Pop culture – a song lyric, a film or a storybook hero – always comes to help me through the hardest of times.
David Rose, from Netflix sitcom Schitt’s Creek, with his radical feminist jumpers, stroppy, sarcastic vulnerability, boho industrial chic (I would soooo shop in Rose Apothecary) and pansexual romance is the best friend I never knew I needed in isolation.
During Melbourne’s COVID19 Stage 4 lockdown, I have become obsessed with him and this series. I don’t think I have loved like this since the Keatons.
I resisted our acquaintance at first, because the idea of an uber-rich family being embezzled out of their fortune and left with only the the title deeds to a joke town they purchased for kicks, was a premise that kind of bored me.
But isolation forced me to give Schitt’s Creek a shot, and I’m so happy I did.

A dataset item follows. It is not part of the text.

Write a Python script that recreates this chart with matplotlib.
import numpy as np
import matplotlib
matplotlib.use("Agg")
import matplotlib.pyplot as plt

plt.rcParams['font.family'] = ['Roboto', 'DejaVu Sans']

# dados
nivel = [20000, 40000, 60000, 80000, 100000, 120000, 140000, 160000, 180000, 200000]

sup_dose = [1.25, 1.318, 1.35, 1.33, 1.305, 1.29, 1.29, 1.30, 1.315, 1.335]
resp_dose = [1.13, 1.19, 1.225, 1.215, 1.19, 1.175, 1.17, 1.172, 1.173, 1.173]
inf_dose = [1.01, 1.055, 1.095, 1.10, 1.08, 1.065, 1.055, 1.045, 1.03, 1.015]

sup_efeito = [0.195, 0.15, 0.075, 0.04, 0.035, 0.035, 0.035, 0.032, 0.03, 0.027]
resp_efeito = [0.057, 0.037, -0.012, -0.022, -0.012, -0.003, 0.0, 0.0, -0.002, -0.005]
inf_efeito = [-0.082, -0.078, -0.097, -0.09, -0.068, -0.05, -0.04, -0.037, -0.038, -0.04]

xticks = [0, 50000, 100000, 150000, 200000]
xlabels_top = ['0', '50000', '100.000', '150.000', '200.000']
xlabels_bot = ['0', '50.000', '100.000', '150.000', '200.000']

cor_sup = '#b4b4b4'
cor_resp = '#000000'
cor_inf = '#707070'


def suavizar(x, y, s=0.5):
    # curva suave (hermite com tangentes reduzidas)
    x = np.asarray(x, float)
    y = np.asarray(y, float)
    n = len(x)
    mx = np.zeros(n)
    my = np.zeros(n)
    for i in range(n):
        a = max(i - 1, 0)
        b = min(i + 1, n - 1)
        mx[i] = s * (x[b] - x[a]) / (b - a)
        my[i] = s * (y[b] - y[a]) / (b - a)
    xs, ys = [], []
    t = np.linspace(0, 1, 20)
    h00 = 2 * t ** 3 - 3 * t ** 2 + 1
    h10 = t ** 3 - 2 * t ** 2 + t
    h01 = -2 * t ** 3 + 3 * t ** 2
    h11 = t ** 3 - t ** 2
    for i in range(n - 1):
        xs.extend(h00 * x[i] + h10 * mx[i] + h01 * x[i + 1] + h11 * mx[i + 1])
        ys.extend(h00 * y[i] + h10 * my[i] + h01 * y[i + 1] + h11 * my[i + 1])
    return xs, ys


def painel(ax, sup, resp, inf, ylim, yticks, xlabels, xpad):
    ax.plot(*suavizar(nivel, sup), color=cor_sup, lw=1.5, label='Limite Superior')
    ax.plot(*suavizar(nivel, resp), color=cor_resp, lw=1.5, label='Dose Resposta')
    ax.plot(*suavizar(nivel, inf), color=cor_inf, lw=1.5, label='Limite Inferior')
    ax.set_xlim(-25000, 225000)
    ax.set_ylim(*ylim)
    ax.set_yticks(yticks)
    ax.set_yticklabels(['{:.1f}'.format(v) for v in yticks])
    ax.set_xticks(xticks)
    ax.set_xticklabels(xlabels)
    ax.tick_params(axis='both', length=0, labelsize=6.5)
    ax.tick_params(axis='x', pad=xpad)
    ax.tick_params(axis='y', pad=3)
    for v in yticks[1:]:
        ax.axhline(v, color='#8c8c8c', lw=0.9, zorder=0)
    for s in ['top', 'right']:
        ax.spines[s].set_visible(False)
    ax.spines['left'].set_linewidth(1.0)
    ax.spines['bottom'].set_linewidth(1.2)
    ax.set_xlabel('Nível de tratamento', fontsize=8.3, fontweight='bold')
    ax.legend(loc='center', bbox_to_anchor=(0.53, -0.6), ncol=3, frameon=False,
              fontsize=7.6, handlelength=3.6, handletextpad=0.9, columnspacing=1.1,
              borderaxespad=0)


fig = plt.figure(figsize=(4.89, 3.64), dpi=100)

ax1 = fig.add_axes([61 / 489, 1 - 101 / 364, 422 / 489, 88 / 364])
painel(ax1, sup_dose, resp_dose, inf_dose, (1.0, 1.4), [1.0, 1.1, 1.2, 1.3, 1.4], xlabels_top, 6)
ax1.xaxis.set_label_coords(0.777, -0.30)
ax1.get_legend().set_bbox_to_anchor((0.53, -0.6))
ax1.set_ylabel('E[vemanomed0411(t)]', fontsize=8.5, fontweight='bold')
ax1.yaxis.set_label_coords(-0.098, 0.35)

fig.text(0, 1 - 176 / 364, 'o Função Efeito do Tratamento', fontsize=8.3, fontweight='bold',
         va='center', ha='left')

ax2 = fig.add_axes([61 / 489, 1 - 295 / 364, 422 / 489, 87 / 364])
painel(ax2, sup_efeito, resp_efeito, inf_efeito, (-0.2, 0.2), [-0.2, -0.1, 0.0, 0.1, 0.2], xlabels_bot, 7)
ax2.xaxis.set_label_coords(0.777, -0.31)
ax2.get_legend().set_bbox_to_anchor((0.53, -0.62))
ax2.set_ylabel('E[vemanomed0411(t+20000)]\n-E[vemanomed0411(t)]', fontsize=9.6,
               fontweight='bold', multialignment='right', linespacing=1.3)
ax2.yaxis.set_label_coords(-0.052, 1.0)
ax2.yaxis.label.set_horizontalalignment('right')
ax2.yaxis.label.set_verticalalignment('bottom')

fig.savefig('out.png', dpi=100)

Because the story of a disconnected family washed up by capitalism, trapped in a two bed motel room, learning the meaning of true happiness, is the perfect pandemic allegory.
With Catherine O’Hara, Eugene Levy, Dan Levy and Annie Murphy winning their #Emmys tonight, that means our little Canadian show is the first comedy OR drama to ~ever~ sweep all four acting categories, and that is absolutely wild 🇨🇦 pic.twitter.com/fEUnaLoDBr
— Schitt’s Creek (@SchittsCreek) September 21, 2020
There are many things I love about this show. It is incredibly funny, progressive, and brilliantly theatrical. (Not to mention Moira’s wigs). But the thing I love most about it is that Schitt’s Creek is a place free from toxic masculinity. With the exception of obnoxious local, Mayor Roland, (more mug than misogynist), the male characters defy all the usual gendered stereotypes.

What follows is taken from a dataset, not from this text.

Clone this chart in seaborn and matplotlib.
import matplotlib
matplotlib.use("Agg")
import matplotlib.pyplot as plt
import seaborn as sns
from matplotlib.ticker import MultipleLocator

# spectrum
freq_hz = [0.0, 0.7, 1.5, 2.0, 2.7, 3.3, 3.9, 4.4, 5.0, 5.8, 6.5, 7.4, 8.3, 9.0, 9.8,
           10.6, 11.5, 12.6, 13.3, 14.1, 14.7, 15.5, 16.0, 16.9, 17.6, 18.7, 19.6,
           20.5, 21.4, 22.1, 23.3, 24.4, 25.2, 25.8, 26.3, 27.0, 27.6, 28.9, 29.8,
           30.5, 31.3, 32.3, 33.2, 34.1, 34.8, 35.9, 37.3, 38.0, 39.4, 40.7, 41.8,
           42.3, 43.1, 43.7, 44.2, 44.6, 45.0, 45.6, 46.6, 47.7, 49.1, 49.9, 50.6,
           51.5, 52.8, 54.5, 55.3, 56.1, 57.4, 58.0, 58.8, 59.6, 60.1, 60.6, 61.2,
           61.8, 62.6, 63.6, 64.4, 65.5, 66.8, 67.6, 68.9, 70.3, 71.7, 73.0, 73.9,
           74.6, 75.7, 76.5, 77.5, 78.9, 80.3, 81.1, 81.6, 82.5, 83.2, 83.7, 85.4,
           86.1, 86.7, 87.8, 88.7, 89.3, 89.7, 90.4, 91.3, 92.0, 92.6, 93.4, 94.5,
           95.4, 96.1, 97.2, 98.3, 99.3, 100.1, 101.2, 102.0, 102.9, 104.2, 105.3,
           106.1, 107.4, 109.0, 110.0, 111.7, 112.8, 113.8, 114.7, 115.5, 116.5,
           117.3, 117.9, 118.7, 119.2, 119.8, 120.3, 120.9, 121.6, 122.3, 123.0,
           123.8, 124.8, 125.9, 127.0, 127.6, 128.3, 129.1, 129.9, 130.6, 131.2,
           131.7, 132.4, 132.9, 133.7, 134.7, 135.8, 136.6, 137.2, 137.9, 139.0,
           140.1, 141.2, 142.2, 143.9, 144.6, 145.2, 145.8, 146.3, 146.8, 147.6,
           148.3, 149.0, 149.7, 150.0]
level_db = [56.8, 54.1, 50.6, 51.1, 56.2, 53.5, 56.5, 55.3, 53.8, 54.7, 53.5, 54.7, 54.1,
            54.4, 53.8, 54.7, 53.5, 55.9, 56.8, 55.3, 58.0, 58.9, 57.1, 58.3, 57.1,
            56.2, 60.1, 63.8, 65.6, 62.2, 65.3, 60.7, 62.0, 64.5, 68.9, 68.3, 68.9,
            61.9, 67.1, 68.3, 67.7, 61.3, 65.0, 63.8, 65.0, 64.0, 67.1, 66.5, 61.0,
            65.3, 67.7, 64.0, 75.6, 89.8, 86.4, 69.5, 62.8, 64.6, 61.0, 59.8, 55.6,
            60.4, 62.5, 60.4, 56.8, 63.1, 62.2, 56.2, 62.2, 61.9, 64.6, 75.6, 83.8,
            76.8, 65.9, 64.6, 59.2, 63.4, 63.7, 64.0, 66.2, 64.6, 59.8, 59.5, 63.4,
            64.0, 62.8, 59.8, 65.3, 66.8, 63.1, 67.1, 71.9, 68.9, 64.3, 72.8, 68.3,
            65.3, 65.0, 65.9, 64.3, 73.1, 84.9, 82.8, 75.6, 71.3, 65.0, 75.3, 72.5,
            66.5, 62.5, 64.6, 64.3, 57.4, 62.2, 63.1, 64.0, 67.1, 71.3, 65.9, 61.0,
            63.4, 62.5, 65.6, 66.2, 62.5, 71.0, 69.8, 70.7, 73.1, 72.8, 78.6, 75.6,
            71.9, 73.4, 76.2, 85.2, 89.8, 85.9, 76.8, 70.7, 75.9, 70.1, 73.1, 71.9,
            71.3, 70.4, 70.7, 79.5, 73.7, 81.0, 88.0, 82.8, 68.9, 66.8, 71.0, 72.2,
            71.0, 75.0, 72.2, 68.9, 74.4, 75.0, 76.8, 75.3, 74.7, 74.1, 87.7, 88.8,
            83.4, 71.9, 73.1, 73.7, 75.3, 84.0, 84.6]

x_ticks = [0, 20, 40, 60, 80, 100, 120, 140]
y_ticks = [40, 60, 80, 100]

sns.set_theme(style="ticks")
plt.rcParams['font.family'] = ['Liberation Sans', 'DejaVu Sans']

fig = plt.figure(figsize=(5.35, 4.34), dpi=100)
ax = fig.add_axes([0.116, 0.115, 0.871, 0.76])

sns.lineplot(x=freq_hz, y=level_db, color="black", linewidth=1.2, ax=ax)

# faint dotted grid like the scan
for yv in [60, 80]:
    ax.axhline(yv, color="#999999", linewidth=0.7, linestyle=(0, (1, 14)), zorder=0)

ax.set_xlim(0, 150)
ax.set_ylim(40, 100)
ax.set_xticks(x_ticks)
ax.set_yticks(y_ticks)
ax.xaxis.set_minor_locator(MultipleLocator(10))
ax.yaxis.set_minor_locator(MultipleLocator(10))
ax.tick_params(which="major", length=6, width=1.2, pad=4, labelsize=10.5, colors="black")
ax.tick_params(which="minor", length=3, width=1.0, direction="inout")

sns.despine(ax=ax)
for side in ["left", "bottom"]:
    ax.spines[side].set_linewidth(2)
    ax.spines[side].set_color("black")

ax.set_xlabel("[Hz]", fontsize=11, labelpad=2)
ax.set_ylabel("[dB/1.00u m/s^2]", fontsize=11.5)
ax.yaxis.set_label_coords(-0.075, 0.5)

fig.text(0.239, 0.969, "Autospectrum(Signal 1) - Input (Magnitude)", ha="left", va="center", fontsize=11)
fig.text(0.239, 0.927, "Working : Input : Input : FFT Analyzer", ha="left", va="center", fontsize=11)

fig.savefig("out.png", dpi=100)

Johnny Rose is a failed dad and businessman making amends. He constantly cedes the limelight of life to his soapie star wife, Moira in a way that barely raises one of his very bushy eyebrows. When he loses everything he owns, Johnny doesn’t punch or push anyone in anger. Instead he raises his voice, swears and is regretful. There is no physical violence in Schitt’s Creek.
David Rose, prodigal son, is the resident anti-hero. His sexual fluidity delivers the show its pathos and poignancy as we watch him transform from a victim of aggressive city life with all its bullying, fake friendships and failed relationships to find true love on the outskirts of town.
David and Patrick’s love story is one of the BEST romances I have seen on TV in years. I find myself binge watching them get together over and over because the chemistry between actors Dan Levy and Noah Reid is electric and gorgeous. The episode when Patrick serenades David! OMG. Swoon.
There is ZERO homophobia on this show. Love is love in Schitt’s Creek without comment or fanfare.
It would have been easy to typecast patriarchy via various love interests of David’s sister, Alexis. We certainly get a glimpse that her past life as a jet-setting party girl was littered with hot, disposable beaus who didn’t treat her well. So sucked into the playboy myth is she, that when ultimate good guy, Ted the vet falls for her, she’s totally confused by his love and respect for her.
Mutt, the beardy man who makes up a classic sitcom love triangle, also falls short of the usual jock stereotype. We see him through Alexis’ eyes as an ecologically conscious, shirtless hottie. The sexual gaze of Schitts – the looking, the lusting – is through the eyes of women and gay men. And it’s delightful.
I am fortunate to have men in my life who do not fit into archetypal “blokey” stereotypes. I watch Schitt’s Creek with my husband who tears up during scenes. And my son enjoys it too. But outside of these relationships, I have known only toxic masculinity and its devastation on me, the men I care about and society.
So when I cry, and grin & feel deep emotions for this show it’s because I yearn for the world it’s made – where men and women are best friends, lovers, advocates and implicitly understand that the riches of life cannot be bought.
Schitt’s has me imagining a world post isolation where we all make better choices to build back after exile; to move beyond old, rigid expectations of how to work, how to run a family and how to love.